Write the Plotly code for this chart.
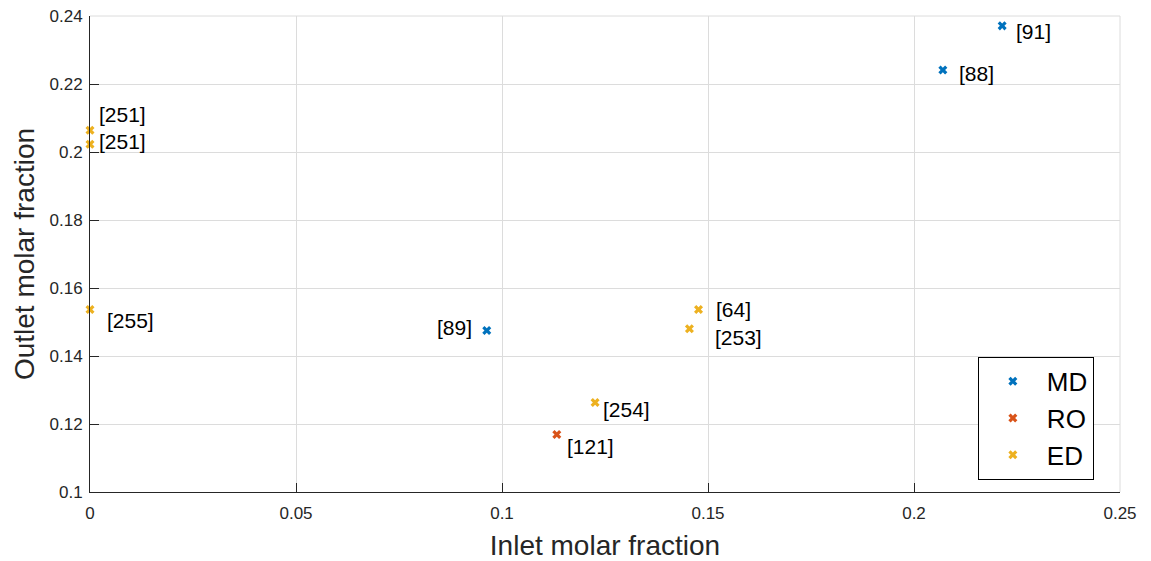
import plotly.graph_objects as go

# Measured inlet / outlet molar fractions by desalination technology
md_x = [0.2214, 0.2070, 0.0963]
md_y = [0.2371, 0.2241, 0.1475]
md_ref = ["[91]", "[88]", "[89]"]

ro_x = [0.1133]
ro_y = [0.1169]
ro_ref = ["[121]"]

ed_x = [0.1226, 0.1477, 0.1455, 0.0, 0.0, 0.0]
ed_y = [0.1263, 0.1537, 0.1480, 0.1537, 0.2064, 0.2023]
ed_ref = ["[254]", "[64]", "[253]", "[255]", "[251]", "[251]"]

# label offsets (px) relative to each marker
md_shift = [(12, -6, "left"), (14, -3, "left"), (-13, 3, "right")]
ro_shift = [(8, -12, "left")]
ed_shift = [(6, -7, "left"), (15, 0, "left"), (24, -9, "left"),
            (15, -11, "left"), (7, 16, "left"), (7, 3, "left")]

x_ticks = [0, 0.05, 0.1, 0.15, 0.2, 0.25]
x_tick_text = ["0", "0.05", "0.1", "0.15", "0.2", "0.25"]
y_ticks = [0.1, 0.12, 0.14, 0.16, 0.18, 0.2, 0.22, 0.24]
y_tick_text = ["0.1", "0.12", "0.14", "0.16", "0.18", "0.2", "0.22", "0.24"]

colors = {"MD": "#0072BD", "RO": "#D95319", "ED": "#EDB120"}
FONT = "Liberation Sans, Arial, sans-serif"
TXT = "#262626"

fig = go.Figure()
groups = [("MD", md_x, md_y, md_ref, md_shift),
          ("RO", ro_x, ro_y, ro_ref, ro_shift),
          ("ED", ed_x, ed_y, ed_ref, ed_shift)]

for name, xs, ys, refs, shifts in groups:
    fig.add_trace(go.Scatter(
        x=xs, y=ys, mode="markers", name=name,
        marker=dict(symbol="x", size=8, color=colors[name], line=dict(width=0)),
        cliponaxis=False,
    ))
    for x, y, r, (dx, dy, anchor) in zip(xs, ys, refs, shifts):
        fig.add_annotation(x=x, y=y, text=r, showarrow=False,
                           xanchor=anchor, yanchor="middle",
                           xshift=dx, yshift=dy,
                           font=dict(family=FONT, size=21, color="#000000"))

# light frame on the top and right edges, matching the grid
for x0, y0, x1, y1 in [(0, 1, 1, 1), (1, 0, 1, 1)]:
    fig.add_shape(type="line", xref="paper", yref="paper",
                  x0=x0, y0=y0, x1=x1, y1=y1,
                  line=dict(color="#dcdcdc", width=1), layer="below")

axis_common = dict(
    showgrid=True, gridcolor="#dcdcdc", gridwidth=1,
    zeroline=False, showline=True, linecolor=TXT, linewidth=1,
    ticks="inside", ticklen=9, tickcolor=TXT, automargin=False,
    tickfont=dict(family=FONT, size=17, color=TXT),
)

fig.update_xaxes(range=[0, 0.25], tickvals=x_ticks, ticktext=x_tick_text,
                 ticklabelstandoff=6,
                 title=dict(text="Inlet molar fraction", standoff=16,
                            font=dict(family=FONT, size=28, color=TXT)),
                 **axis_common)
fig.update_yaxes(range=[0.1, 0.24], tickvals=y_ticks, ticktext=y_tick_text,
                 ticklabelstandoff=3,
                 title=dict(text="Outlet molar fraction", standoff=6,
                            font=dict(family=FONT, size=28, color=TXT)),
                 **axis_common)

fig.update_layout(
    width=1151, height=561,
    margin=dict(l=90, r=31, t=16, b=69),
    plot_bgcolor="white", paper_bgcolor="white",
    showlegend=True,
    legend=dict(x=0.862, y=0.284, xanchor="left", yanchor="top",
                bgcolor="white", bordercolor="#000000", borderwidth=1,
                font=dict(family=FONT, size=26, color="#000000"),
                itemsizing="trace", itemwidth=58, tracegroupgap=0),
)

fig.write_html("out.html")
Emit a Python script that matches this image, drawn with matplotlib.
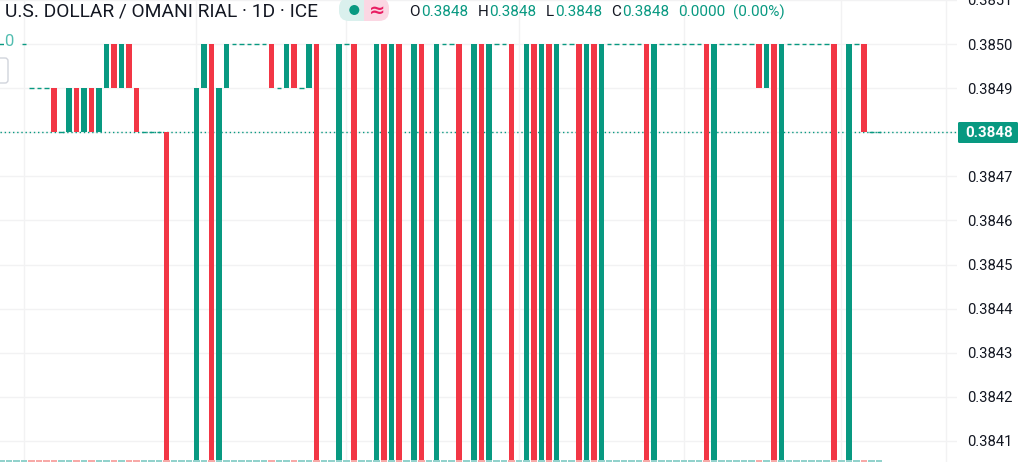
import matplotlib
matplotlib.use("Agg")
import matplotlib.pyplot as plt
from matplotlib.patches import FancyBboxPatch, Rectangle, Circle

HI = 0.3850
MID = 0.3849
CUR = 0.3848
LOW = 0.3840

# daily closes, open of each bar is the close before it
first_open = HI
closes = [
    HI, HI, HI, HI, MID, MID, MID, CUR, CUR, MID,
    CUR, MID, CUR, MID, HI, MID, HI, MID, CUR, CUR,
    CUR, CUR, LOW, LOW, LOW, LOW, MID, HI, LOW, MID,
    HI, HI, HI, HI, HI, HI, MID, MID, HI, MID,
    MID, HI, LOW, LOW, LOW, HI, HI, LOW, LOW, LOW,
    HI, LOW, HI, LOW, LOW, HI, LOW, LOW, HI, HI,
    HI, LOW, LOW, HI, LOW, HI, HI, HI, LOW, LOW,
    HI, LOW, HI, LOW, HI, HI, HI, LOW, HI, LOW,
    HI, HI, HI, HI, HI, HI, LOW, HI, HI, HI,
    HI, HI, HI, HI, LOW, HI, HI, HI, HI, HI,
    HI, MID, HI, LOW, HI, HI, HI, HI, HI, HI,
    HI, LOW, LOW, HI, HI, CUR, CUR, CUR,
]
# bars that opened away from the last close
gap_opens = {4: MID}
# flat bars whose volume is still coloured as a down day
red_volume_flats = [4, 5, 6]
price_ticks = [0.3841, 0.3842, 0.3843, 0.3844, 0.3845, 0.3846,
               0.3847, 0.3848, 0.3849, 0.3850, 0.3851]
date_grid = [3, 26, 46, 69, 91, 112, 126]
last_price = 0.3848

GREEN = "#089981"
RED = "#f23645"
GRID = "#f2f2f3"
DARK = "#131722"

plt.rcParams["font.family"] = ["Roboto", "DejaVu Sans"]
W, H = 1023, 462
fig = plt.figure(figsize=(W / 100, H / 100), dpi=100, facecolor="white")
ax = fig.add_axes([0, 0, 957 / W, 1])
ax.set_xlim(-0.2, 127.4)
ax.set_ylim(0.384052, 0.385100)
for s in ax.spines.values():
    s.set_visible(False)
ax.set_xticks(date_grid)
ax.set_yticks(price_ticks)
ax.set_yticklabels([f"{p:.4f}" for p in price_ticks], fontsize=10.6, color=DARK)
ax.yaxis.tick_right()
ax.tick_params(axis="both", length=0, pad=7.5, labelbottom=False)
ax.grid(True, color=GRID, lw=1)
ax.set_axisbelow(True)

ax.axhline(last_price, color=GREEN, lw=1, ls=(0, (1, 2)), zorder=1)

opens = [first_open] + closes[:-1]
for i, o in gap_opens.items():
    opens[i] = o
xs = list(range(len(closes)))
for i, o, c in zip(xs, opens, closes):
    if o == c:
        ax.hlines(c, i - 0.33, i + 0.33, color=GREEN, lw=1, zorder=3)
    else:
        ax.bar(i, abs(o - c), bottom=min(o, c), width=0.67,
               color=GREEN if c > o else RED, zorder=3)

# volume pane, pale bars on the bottom edge
vol = fig.add_axes([0, 0, 957 / W, 1], sharex=ax)
vol.set_ylim(0, 250)
vol.axis("off")
vol.patch.set_alpha(0)
vol_colors = ["#f7a9a7" if (c < o or i in red_volume_flats) else "#92d2cc"
              for i, o, c in zip(xs, opens, closes)]
vol.bar(xs, [1] * len(xs), width=0.9, color=vol_colors, zorder=2)

# overlay in pixels for the header, the left widget and the price tag
ov = fig.add_axes([0, 0, 1, 1])
ov.set_xlim(0, W)
ov.set_ylim(H, 0)
ov.axis("off")
ov.patch.set_alpha(0)

ov.text(5, 12, "U.S. DOLLAR / OMANI RIAL · 1D · ICE", fontsize=13.8, color=DARK,
        va="center", ha="left")

ov.add_patch(FancyBboxPatch((339, -2), 25, 23, boxstyle="round,pad=0,rounding_size=10",
                            fc="#daf0ed", ec="none"))
ov.add_patch(Rectangle((352, -2), 12, 23, fc="#daf0ed", ec="none"))
ov.add_patch(FancyBboxPatch((364, -2), 25, 23, boxstyle="round,pad=0,rounding_size=10",
                            fc="#fbd7e3", ec="none"))
ov.add_patch(Rectangle((364, -2), 12, 23, fc="#fbd7e3", ec="none"))
ov.add_patch(Circle((354.3, 10), 5, fc=GREEN, ec="none"))
ov.text(377, 10, "≈", fontsize=14, color="#e91e63", ha="center", va="center",
        family=["DejaVu Sans"], fontweight="bold")

header = [(409, "O", DARK), (421.5, "0.3848", GREEN),
          (478, "H", DARK), (489, "0.3848", GREEN),
          (546, "L", DARK), (555, "0.3848", GREEN),
          (611, "C", DARK), (622, "0.3848", GREEN),
          (678, "0.0000", GREEN), (733, "(0.00%)", GREEN)]
for x, s, col in header:
    ov.text(x, 12, s, fontsize=11, color=col, va="center", ha="left")

# left widget cut off by the crop
ov.add_patch(Rectangle((4, 34), 16, 15, fc="white", ec="none"))
ov.text(9, 41.5, "0", fontsize=12, color="#52bdb0", ha="center", va="center")
ov.add_patch(FancyBboxPatch((-8, 58), 16, 25, boxstyle="round,pad=0,rounding_size=3",
                            fc="white", ec="#d1d4dc", lw=1))

# last price tag
ov.add_patch(FancyBboxPatch((958, 122), 60, 21, boxstyle="round,pad=0,rounding_size=1.5",
                            fc=GREEN, ec="none"))
ov.text(989.5, 132.8, f"{last_price:.4f}", fontsize=10.8, color="white", fontweight="bold",
        ha="center", va="center")

fig.savefig("out.png", dpi=100, facecolor="white")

***

_SET EXERCISE:_ With all pictures left out, please transcribe exactly the lines from the start of the material through the line with "ed_y, ed_ref, ed_shift)]".

_OUTPUT FOR THIS TASK:_
Write the Plotly code for this chart.
import plotly.graph_objects as go

# Measured inlet / outlet molar fractions by desalination technology
md_x = [0.2214, 0.2070, 0.0963]
md_y = [0.2371, 0.2241, 0.1475]
md_ref = ["[91]", "[88]", "[89]"]

ro_x = [0.1133]
ro_y = [0.1169]
ro_ref = ["[121]"]

ed_x = [0.1226, 0.1477, 0.1455, 0.0, 0.0, 0.0]
ed_y = [0.1263, 0.1537, 0.1480, 0.1537, 0.2064, 0.2023]
ed_ref = ["[254]", "[64]", "[253]", "[255]", "[251]", "[251]"]

# label offsets (px) relative to each marker
md_shift = [(12, -6, "left"), (14, -3, "left"), (-13, 3, "right")]
ro_shift = [(8, -12, "left")]
ed_shift = [(6, -7, "left"), (15, 0, "left"), (24, -9, "left"),
            (15, -11, "left"), (7, 16, "left"), (7, 3, "left")]

x_ticks = [0, 0.05, 0.1, 0.15, 0.2, 0.25]
x_tick_text = ["0", "0.05", "0.1", "0.15", "0.2", "0.25"]
y_ticks = [0.1, 0.12, 0.14, 0.16, 0.18, 0.2, 0.22, 0.24]
y_tick_text = ["0.1", "0.12", "0.14", "0.16", "0.18", "0.2", "0.22", "0.24"]

colors = {"MD": "#0072BD", "RO": "#D95319", "ED": "#EDB120"}
FONT = "Liberation Sans, Arial, sans-serif"
TXT = "#262626"

fig = go.Figure()
groups = [("MD", md_x, md_y, md_ref, md_shift),
          ("RO", ro_x, ro_y, ro_ref, ro_shift),
          ("ED", ed_x, ed_y, ed_ref, ed_shift)]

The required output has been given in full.